Nvidia Corp. and Priceline.com Inc. led the Nasdaq’s rise a day after their results. Both companies beat profit expectations, even as Priceline gave a second-quarter outlook that disappointed.

“We’re getting more constructive on the second half of the year as both the market and the economy are picking up,” said Terry DuFrene, investment specialist for JP Morgan Private Bank in New Orleans.

“While it has caught us by surprise how much markets have come up, and we might see a decline of 5 per cent, we don’t see any meaningful pullback ahead,” DuFrene said.

Overseas, G7 finance ministers and central bankers were also beginning a two-day meeting in the U.K., which Bernanke was not expected to attend.

The bankers will likely discuss monetary policy and how to shore up the global recovery just as the stimulus policy of one its members, Japan, has caused its currency to extend its slide against the dollar.

Japanese stocks enjoyed another big advance after the U.S. dollar finally broke through the 100 yen mark following several failed attempts.

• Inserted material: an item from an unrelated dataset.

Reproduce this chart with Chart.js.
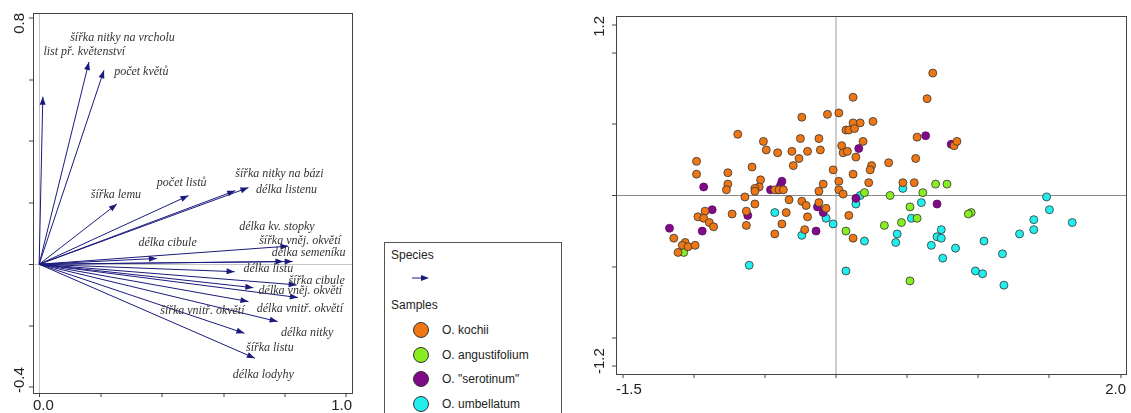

The Nikkei 225 index in Tokyo jumped 2.9 per cent to close at 14,607.54, its highest level since January 2008.

Elsewhere in Asia, South Korea’s Kospi plummeted 1.8 per cent to 1,944.75 amid jitters over competition with Japan, whose weakened currency puts South Korean exporters at a disadvantage. Hong Kong’s Hang Seng gained 0.5 per cent to 23,321.22.

European shares scaled fresh five-year highs on Friday, led by healthcare group Novartis and telecoms firm BT on positive corporate news, and traders said key indexes had scope for more gains.

The pan-European FTSEurofirst 300 index provisionally closed up 0.3 per cent at 1,232.44 points, its highest level since mid-2008 and rising more than 1 per cent this week.

The euro zone’s blue-chip Euro STOXX 50 index rose 0.3 per cent to 2,781.58 points, while Germany’s benchmark DAX equity index set a new record intraday high of 8,358.23 points.

Some analysts said the market was getting vulnerable to a pull-back after the recent sharp gains, but the overall trend remained positive.

“People are going to lock some profits in at the end of a good up-week, but you’ve still got to buy the dips. I can’t see anything to make it go off by too much,” said Darren Courtney-Cook, head of trading at Central Markets Investment Management.